Upgraded to DOCG status in 1980, Barolo comprises two distinct soil types: the first is a Tortonian sandy marl that produces a more feminine style of wine and can be found in the villages of Barolo, La Morra, Cherasco, Verduno, Novello, Roddi and parts of Castiglione Falletto. The second is the older Helvetian sandstone clay that bestows the wines with a more muscular style. This can be found in Monforte d'Alba, Serralunga d'Alba, Diano d'Alba, Grinzane Cavour and the other parts of Castiglione Falletto. Made today from the Nebbiolo clones Lampia, Michet and Rosé, Barolo has an exceptional terroir with almost every village perched on its own hill. The climate is continental, with an extended summer and autumn enabling the fickle Nebbiolo to achieve perfect ripeness.

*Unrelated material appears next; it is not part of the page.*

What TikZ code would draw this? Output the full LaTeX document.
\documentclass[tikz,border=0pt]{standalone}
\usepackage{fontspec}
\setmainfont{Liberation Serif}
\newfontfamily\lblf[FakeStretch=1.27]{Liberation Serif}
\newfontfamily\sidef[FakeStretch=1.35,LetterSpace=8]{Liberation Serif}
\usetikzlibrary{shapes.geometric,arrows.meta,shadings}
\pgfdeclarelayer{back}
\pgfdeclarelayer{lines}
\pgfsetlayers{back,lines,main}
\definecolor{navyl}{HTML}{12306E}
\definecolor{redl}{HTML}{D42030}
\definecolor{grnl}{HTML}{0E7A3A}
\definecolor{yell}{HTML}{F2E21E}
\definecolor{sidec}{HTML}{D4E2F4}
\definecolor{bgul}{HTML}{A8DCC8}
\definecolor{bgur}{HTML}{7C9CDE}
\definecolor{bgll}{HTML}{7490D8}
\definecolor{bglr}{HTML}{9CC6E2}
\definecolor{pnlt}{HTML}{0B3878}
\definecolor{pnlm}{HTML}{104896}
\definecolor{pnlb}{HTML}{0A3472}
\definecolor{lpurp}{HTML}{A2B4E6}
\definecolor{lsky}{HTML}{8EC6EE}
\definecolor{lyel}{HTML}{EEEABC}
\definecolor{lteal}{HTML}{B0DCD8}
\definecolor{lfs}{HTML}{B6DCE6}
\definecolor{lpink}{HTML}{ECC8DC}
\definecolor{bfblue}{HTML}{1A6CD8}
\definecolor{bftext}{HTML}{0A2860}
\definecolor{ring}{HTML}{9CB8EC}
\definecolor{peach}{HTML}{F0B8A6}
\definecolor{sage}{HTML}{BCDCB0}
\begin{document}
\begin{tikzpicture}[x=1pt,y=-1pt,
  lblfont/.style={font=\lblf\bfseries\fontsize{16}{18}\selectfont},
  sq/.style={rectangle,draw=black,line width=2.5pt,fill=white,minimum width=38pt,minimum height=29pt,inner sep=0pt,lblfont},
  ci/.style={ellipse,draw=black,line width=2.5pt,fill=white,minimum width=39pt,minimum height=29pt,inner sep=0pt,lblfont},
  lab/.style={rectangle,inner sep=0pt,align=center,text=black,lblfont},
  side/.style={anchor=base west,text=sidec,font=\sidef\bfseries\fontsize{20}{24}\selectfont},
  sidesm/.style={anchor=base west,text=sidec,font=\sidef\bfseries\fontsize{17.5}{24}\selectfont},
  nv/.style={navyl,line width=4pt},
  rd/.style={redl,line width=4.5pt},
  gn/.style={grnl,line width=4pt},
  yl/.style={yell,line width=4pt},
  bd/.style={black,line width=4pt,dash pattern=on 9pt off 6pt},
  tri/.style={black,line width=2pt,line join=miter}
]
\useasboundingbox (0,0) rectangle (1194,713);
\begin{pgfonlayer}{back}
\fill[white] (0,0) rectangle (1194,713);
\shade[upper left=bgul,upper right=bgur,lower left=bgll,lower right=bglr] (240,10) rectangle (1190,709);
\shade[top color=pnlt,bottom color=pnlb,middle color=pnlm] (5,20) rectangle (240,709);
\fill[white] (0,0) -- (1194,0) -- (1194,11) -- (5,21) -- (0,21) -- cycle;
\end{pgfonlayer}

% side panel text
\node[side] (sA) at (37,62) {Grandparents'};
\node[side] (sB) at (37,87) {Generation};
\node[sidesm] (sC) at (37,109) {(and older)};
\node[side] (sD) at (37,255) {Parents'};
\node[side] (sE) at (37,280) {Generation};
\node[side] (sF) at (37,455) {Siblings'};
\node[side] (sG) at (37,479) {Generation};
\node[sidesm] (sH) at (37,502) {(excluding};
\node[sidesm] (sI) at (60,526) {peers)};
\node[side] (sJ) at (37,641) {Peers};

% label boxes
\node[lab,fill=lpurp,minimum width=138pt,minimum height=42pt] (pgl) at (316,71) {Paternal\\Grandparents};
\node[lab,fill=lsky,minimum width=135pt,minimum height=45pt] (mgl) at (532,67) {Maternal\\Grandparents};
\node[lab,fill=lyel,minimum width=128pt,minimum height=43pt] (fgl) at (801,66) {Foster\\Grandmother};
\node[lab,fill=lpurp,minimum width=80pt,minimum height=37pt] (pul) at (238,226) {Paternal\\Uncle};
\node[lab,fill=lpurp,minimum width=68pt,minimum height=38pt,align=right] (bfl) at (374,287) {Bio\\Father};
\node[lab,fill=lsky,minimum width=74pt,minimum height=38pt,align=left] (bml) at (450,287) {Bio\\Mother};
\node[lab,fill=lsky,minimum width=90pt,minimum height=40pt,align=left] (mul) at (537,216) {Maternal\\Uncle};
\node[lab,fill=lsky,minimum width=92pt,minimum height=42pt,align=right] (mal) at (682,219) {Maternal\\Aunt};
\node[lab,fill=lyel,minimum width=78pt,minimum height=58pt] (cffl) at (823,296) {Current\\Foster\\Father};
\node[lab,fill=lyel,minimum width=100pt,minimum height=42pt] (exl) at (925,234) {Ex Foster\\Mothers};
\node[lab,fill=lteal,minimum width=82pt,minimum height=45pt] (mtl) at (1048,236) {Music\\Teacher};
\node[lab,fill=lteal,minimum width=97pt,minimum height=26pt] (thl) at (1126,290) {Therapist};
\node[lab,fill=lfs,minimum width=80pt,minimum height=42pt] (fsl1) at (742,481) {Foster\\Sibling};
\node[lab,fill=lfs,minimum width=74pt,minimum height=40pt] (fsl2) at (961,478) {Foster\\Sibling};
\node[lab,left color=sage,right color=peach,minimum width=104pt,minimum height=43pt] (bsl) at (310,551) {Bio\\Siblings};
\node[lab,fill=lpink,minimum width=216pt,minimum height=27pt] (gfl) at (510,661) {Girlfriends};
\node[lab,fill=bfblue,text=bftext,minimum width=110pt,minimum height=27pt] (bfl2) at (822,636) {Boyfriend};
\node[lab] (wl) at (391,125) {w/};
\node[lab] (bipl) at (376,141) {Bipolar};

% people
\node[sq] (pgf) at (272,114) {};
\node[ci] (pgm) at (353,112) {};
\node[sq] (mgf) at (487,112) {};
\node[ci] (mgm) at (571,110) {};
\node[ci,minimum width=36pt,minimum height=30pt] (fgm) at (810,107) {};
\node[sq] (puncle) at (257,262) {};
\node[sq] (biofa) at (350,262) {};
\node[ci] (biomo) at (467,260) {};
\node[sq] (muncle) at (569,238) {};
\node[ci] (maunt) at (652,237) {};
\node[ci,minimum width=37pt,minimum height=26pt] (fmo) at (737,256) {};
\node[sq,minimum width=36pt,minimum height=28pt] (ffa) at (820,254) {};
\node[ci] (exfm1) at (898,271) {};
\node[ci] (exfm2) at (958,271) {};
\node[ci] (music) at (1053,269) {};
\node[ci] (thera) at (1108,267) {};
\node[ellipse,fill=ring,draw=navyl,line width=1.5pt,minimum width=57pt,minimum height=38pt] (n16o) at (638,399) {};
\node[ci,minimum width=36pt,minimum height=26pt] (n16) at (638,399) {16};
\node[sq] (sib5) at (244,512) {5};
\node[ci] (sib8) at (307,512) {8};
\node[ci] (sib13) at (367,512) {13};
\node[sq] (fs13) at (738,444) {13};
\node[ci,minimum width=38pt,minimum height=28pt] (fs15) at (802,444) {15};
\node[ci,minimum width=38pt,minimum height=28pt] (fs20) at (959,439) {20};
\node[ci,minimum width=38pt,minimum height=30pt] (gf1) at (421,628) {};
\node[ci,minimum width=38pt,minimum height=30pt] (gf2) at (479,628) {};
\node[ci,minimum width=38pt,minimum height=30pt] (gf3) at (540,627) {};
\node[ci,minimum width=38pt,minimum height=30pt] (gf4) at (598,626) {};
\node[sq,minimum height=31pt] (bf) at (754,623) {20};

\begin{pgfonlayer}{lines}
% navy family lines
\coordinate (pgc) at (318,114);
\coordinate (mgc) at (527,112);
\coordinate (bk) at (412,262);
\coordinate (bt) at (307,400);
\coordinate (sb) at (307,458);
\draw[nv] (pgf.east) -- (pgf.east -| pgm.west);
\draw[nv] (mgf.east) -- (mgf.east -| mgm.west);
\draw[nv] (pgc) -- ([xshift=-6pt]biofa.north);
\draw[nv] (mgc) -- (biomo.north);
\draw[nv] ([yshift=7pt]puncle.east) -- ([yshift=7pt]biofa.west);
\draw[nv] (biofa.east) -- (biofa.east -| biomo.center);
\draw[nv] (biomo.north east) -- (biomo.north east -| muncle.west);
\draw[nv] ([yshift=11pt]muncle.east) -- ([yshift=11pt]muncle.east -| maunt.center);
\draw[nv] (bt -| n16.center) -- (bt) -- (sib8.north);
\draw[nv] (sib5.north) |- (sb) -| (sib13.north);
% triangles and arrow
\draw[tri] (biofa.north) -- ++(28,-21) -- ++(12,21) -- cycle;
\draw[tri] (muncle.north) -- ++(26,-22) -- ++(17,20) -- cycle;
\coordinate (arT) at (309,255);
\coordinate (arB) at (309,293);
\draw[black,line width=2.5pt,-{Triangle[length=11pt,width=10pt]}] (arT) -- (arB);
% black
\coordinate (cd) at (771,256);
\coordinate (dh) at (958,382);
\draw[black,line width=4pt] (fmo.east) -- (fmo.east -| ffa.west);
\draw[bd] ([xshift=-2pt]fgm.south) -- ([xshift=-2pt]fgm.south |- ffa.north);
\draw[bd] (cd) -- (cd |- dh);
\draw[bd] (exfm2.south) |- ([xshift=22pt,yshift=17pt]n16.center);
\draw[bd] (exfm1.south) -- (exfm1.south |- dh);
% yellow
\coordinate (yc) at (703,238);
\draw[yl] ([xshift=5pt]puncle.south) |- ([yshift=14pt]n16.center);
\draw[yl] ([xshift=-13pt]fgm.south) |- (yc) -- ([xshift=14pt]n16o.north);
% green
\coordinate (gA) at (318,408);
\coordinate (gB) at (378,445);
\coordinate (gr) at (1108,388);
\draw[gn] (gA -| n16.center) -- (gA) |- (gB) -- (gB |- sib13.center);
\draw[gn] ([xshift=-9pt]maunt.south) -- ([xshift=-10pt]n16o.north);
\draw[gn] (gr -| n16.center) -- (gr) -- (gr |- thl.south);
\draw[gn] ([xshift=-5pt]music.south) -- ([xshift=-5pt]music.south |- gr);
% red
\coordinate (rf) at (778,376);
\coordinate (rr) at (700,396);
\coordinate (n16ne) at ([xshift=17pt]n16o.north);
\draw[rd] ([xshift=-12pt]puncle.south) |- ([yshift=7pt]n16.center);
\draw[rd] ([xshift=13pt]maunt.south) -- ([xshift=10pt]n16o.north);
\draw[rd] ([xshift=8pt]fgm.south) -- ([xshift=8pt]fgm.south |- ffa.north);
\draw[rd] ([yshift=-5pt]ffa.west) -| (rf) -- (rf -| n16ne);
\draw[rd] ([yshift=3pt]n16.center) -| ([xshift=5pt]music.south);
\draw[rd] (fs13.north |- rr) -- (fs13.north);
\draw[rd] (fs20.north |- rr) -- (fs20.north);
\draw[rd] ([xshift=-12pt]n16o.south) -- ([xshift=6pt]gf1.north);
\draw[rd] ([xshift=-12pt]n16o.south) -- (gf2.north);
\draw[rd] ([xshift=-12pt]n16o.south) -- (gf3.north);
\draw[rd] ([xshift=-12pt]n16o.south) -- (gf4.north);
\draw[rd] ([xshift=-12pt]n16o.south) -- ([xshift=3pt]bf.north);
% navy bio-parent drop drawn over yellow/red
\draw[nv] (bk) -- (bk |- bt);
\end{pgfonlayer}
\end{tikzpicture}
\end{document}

Inspired by the success of modernists such as Elio Altare, there has been pressure in recent years to reduce the ageing requirements for Barolo; this has mostly been driven by new producers to the region, often with no Piedmontese viticultural heritage and armed with their roto-fermenters and barriques, intent on making a fruitier, more modern style of wine.

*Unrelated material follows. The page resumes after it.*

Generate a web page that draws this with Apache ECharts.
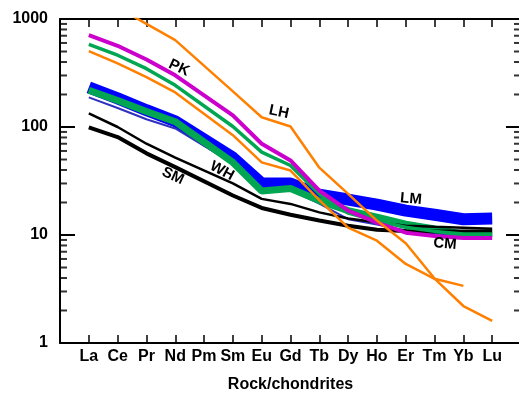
<!DOCTYPE html>
<html>
<head>
<meta charset="utf-8">
<script src="https://cdn.jsdelivr.net/npm/echarts@6/dist/echarts.min.js"></script>
<style>
  html, body { margin: 0; padding: 0; background: #fff; }
  #main { width: 519px; height: 394px; }
</style>
</head>
<body>
<div id="main"></div>
<script>
// REE order on the x axis (Pm has no analyses -> null)
var elements = ['La', 'Ce', 'Pr', 'Nd', 'Pm', 'Sm', 'Eu', 'Gd', 'Tb', 'Dy', 'Ho', 'Er', 'Tm', 'Yb', 'Lu'];

// chondrite normalised values
var lhHigh   = [1700, 1280, 900, 637, null, 214, 123, 101, 42, 24, 13.6, 8.4, 3.95, 2.2, 1.6];
var lhLow    = [504, 388, 290, 209, null, 84, 47, 39.5, 21, 11.7, 8.85, 5.4, 3.93, 3.38, null];
var pk       = [708, 565, 422, 301, null, 128, 70, 49, 25.8, 16.8, 13, 10.5, 9.8, 9.4, 9.4];
var pkGreen  = [581, 462, 347, 243, null, 101, 58.5, 44, 24, 16, 13.5, 11.8, 10.8, 10.2, 10.2];
var lm       = [233, 184, 143, 113, null, 52, 30, 30, 23.6, 21.3, 19.1, 16.8, 15.4, 14, 14.2];
var lmLow    = [188, 150, 118, 97, null, 46, 27, 26, 19.5, 14, 12.5, 11, 10.3, 9.8, 9.8];
var cm       = [219, 176, 139, 112, null, 47, 25.5, 27, 20.8, 16.8, 14.6, 12.6, 11.4, 10.2, 10.5];
var wh       = [134, 100, 70, 52, null, 30, 21.6, 19.4, 16.2, 14.2, 13.1, 12.2, 11.9, 11.7, 11.4];
var sm       = [99, 80.6, 57, 42.5, null, 23.2, 17.8, 15.4, 13.6, 12.2, 11.2, 10.9, 10.8, 10.8, 10.8];

// log axis minor ticks
var minorSteps = [2, 3, 4, 5, 6, 7, 8, 9];
var decades = [1, 10, 100];

function pairs(arr) {
  var out = [];
  arr.forEach(function (v, i) { if (v != null) out.push([i, v]); });
  return out;
}
function line(data, color, width) {
  return {
    type: 'line', data: pairs(data), symbol: 'none', silent: true,
    lineStyle: { color: color, width: width }
  };
}

var minorVals = [];
decades.forEach(function (d) { minorSteps.forEach(function (m) { minorVals.push(m * d); }); });

var font = 'Liberation Sans, Arial, sans-serif';
function tag(text, x, y, deg) {
  return {
    type: 'text', x: x, y: y, rotation: deg * Math.PI / 180, z: 100,
    style: { text: text, font: 'bold 15px ' + font, fill: '#000', align: 'center', verticalAlign: 'middle' }
  };
}

var chart = echarts.init(document.getElementById('main'));
chart.setOption({
  animation: false,
  grid: { left: 60, right: -2, top: 19, bottom: 51, outerBoundsMode: 'none', containLabel: false },
  xAxis: [{
    type: 'value', min: -1, max: 15, interval: 1,
    axisLine: { onZero: false, lineStyle: { color: '#000', width: 2 } },
    axisTick: { inside: true, length: 8, lineStyle: { color: '#000', width: 1.5 } },
    axisLabel: {
      margin: 6, color: '#000', fontWeight: 'bold', fontSize: 16, fontFamily: font,
      formatter: function (v) { return elements[v] || ''; }
    },
    splitLine: { show: false },
    name: 'Rock/chondrites', nameLocation: 'middle', nameGap: 34,
    nameTextStyle: { color: '#000', fontWeight: 'bold', fontSize: 16, fontFamily: font }
  }, {
    type: 'value', position: 'top', min: -1, max: 15, interval: 1,
    axisLine: { onZero: false, lineStyle: { color: '#000', width: 2 } },
    axisTick: { inside: true, length: 8, lineStyle: { color: '#000', width: 1.5 } },
    axisLabel: { show: false },
    splitLine: { show: false }
  }],
  yAxis: [{
    type: 'log', logBase: 10, min: 1, max: 1000,
    axisLine: { onZero: false, lineStyle: { color: '#000', width: 2 } },
    axisTick: { inside: true, length: 15, lineStyle: { color: '#000', width: 2 } },
    axisLabel: {
      margin: 12, color: '#000', fontWeight: 'bold', fontSize: 16, fontFamily: font,
      formatter: function (v) { return String(Math.round(v)); }
    },
    splitLine: { show: false }
  }, {
    type: 'log', logBase: 10, min: 1, max: 1000, position: 'right',
    axisLine: { onZero: false, lineStyle: { color: '#000', width: 2 } },
    axisTick: { inside: true, length: 15, lineStyle: { color: '#000', width: 2 } },
    axisLabel: { show: false },
    splitLine: { show: false }
  }],
  series: [
    line(lm, '#0000ff', 12),
    line(lmLow, '#3030c0', 2),
    line(cm, '#00a651', 7),
    line(wh, '#000', 2.5),
    line(sm, '#000', 4),
    line(pkGreen, '#00a651', 3.5),
    line(pk, '#cc00cc', 4),
    line(lhLow, '#ff8000', 2.5),
    line(lhHigh, '#ff8000', 2.5),
    {
      type: 'scatter', silent: true, clip: false, symbol: 'rect', symbolSize: [7, 2], symbolOffset: [3.5, 0],
      itemStyle: { color: '#000' }, data: minorVals.map(function (v) { return [-1, v]; })
    },
    {
      type: 'scatter', silent: true, clip: false, symbol: 'rect', symbolSize: [7, 2], symbolOffset: [-3.5, 0],
      itemStyle: { color: '#000' }, data: minorVals.map(function (v) { return [15, v]; })
    }
  ],
  graphic: [
    tag('PK', 179, 68, -25),
    tag('LH', 279, 112, -12),
    tag('WH', 222, 171, -28),
    tag('SM', 173, 176, -25),
    tag('LM', 411, 199, -5),
    tag('CM', 445, 244, -5)
  ]
});
</script>
</body>
</html>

This modern style arguably appeals more to the important American market and its scribes, but the traditionalists continue to argue in favour of making Barolo in the classic way. They make the wine in a mix of epoxy-lined cement or stainless-steel cuves, followed by extended ageing in 25-hectoliter Slavonian botte (barrels) to gently soften and integrate the tannins. However, even amongst the traditionalists there has been a move, since the mid-1990s, towards using physiologically (rather than polyphenolically) riper fruit, aided by global warming. Both modernist and traditional schools can produce exceptional or disappointing wines.

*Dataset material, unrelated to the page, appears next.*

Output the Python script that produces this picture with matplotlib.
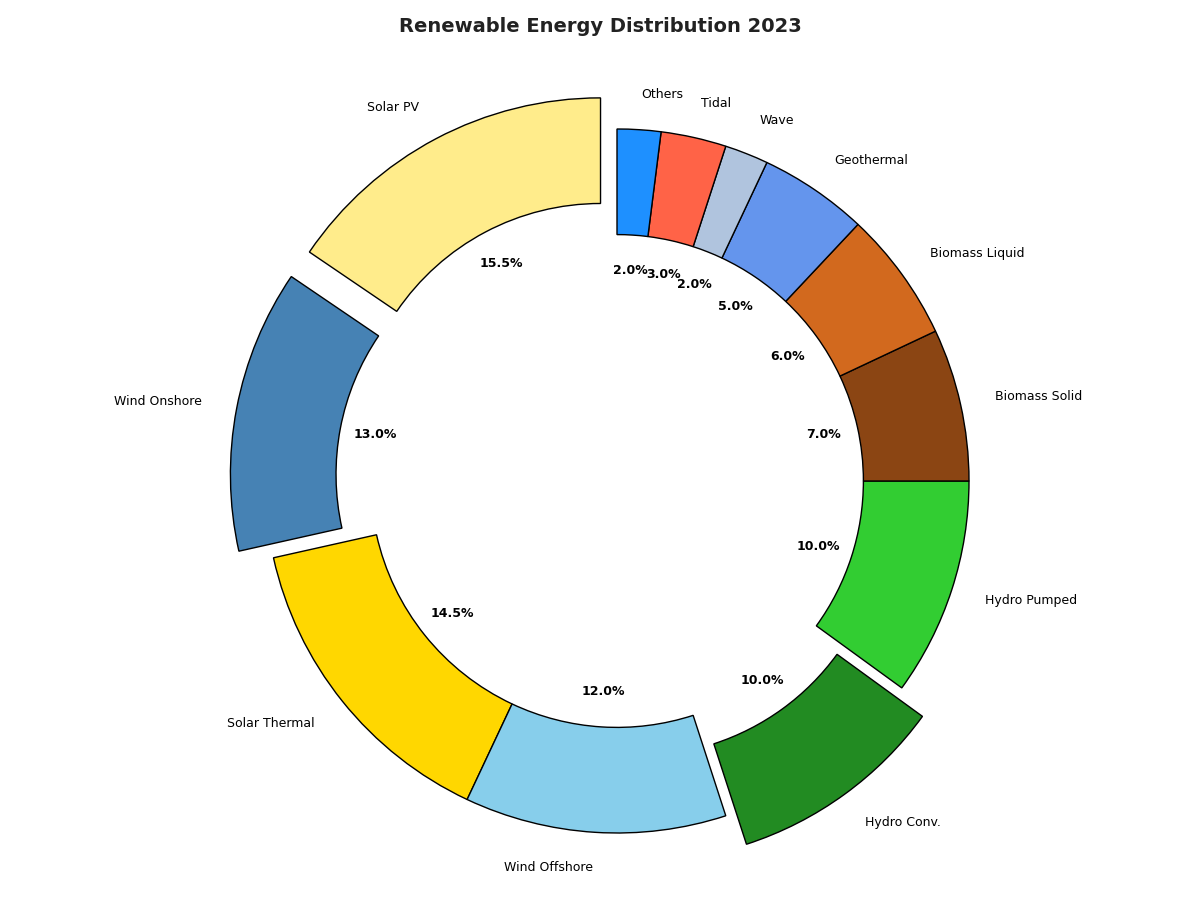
import matplotlib.pyplot as plt

labels = ['Solar PV', 'Wind Onshore', 'Solar Thermal', 'Wind Offshore', 'Hydro Conv.',
          'Hydro Pumped', 'Biomass Solid', 'Biomass Liquid', 'Geothermal', 'Wave',
          'Tidal', 'Others']
shares = [15.5, 13.0, 14.5, 12.0, 10.0, 10.0, 7.0, 6.0, 5.0, 2.0, 3.0, 2.0]
colors = ['#FFEC8B', '#4682B4', '#FFD700', '#87CEEB', '#228B22', '#32CD32',
          '#8B4513', '#D2691E', '#6495ED', '#B0C4DE', '#FF6347', '#1E90FF']
explode = [0.1, 0.1, 0, 0, 0.1, 0, 0, 0, 0, 0, 0, 0]

fig = plt.figure(figsize=(12, 9), dpi=100)
ax = fig.add_axes([0, 0, 1, 1])
wedges, texts, autotexts = ax.pie(
    shares, labels=labels, colors=colors, explode=explode,
    startangle=90, autopct='%1.1f%%', pctdistance=0.6, labeldistance=1.1,
    wedgeprops=dict(width=0.3, edgecolor='black', linewidth=1),
    textprops=dict(fontsize=9))
for t in autotexts:
    t.set_fontweight('bold')
    t.set_color('black')

# one data unit = 352 px, centre at (617, 481) from the top-left
scale = 352
ax.set_aspect('auto')
ax.set_xlim(-617 / scale, 583 / scale)
ax.set_ylim(-419 / scale, 481 / scale)
ax.axis('off')

fig.text(0.5, 1 - 27 / 900, 'Renewable Energy Distribution 2023', fontsize=14,
         fontweight='bold', color='#222222', ha='center', va='center')
plt.savefig('out.png')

Nebbiolo is the grape behind the Barolo and Barbaresco wines and is hardly ever seen outside the confines of Piedmont. It takes its name from "nebbia" which is Italian for fog, a frequent phenomenon in the region.
A notoriously pernickety grape, it requires sheltered south-facing sites and performs best on the well-drained calcareous marls to the north and south of Alba in the DOCG zones of Barbaresco and Barolo.
Langhe Nebbiolo is effectively the ‘second wine’ of Piedmont’s great Barolo & Barbarescos. This DOC is the only way Langhe producers can declassify their Barolo or Barbaresco fruit or wines to make an early-drinking style. Unlike Nebbiolo d’Alba, Langhe Nebbiolo can be cut with 15% other red indigenous varieties, such as Barbera or Dolcetto.
Nebbiolo flowers early and ripens late, so a long hang time, producing high levels of sugar, acidity and tannins; the challenge being to harvest the fruit with these three elements ripe and in balance. The best Barolos and Barbarescos are perfumed with aromas of tar, rose, mint, chocolate, liquorice and truffles. They age brilliantly and the very best need ten years to show at their best.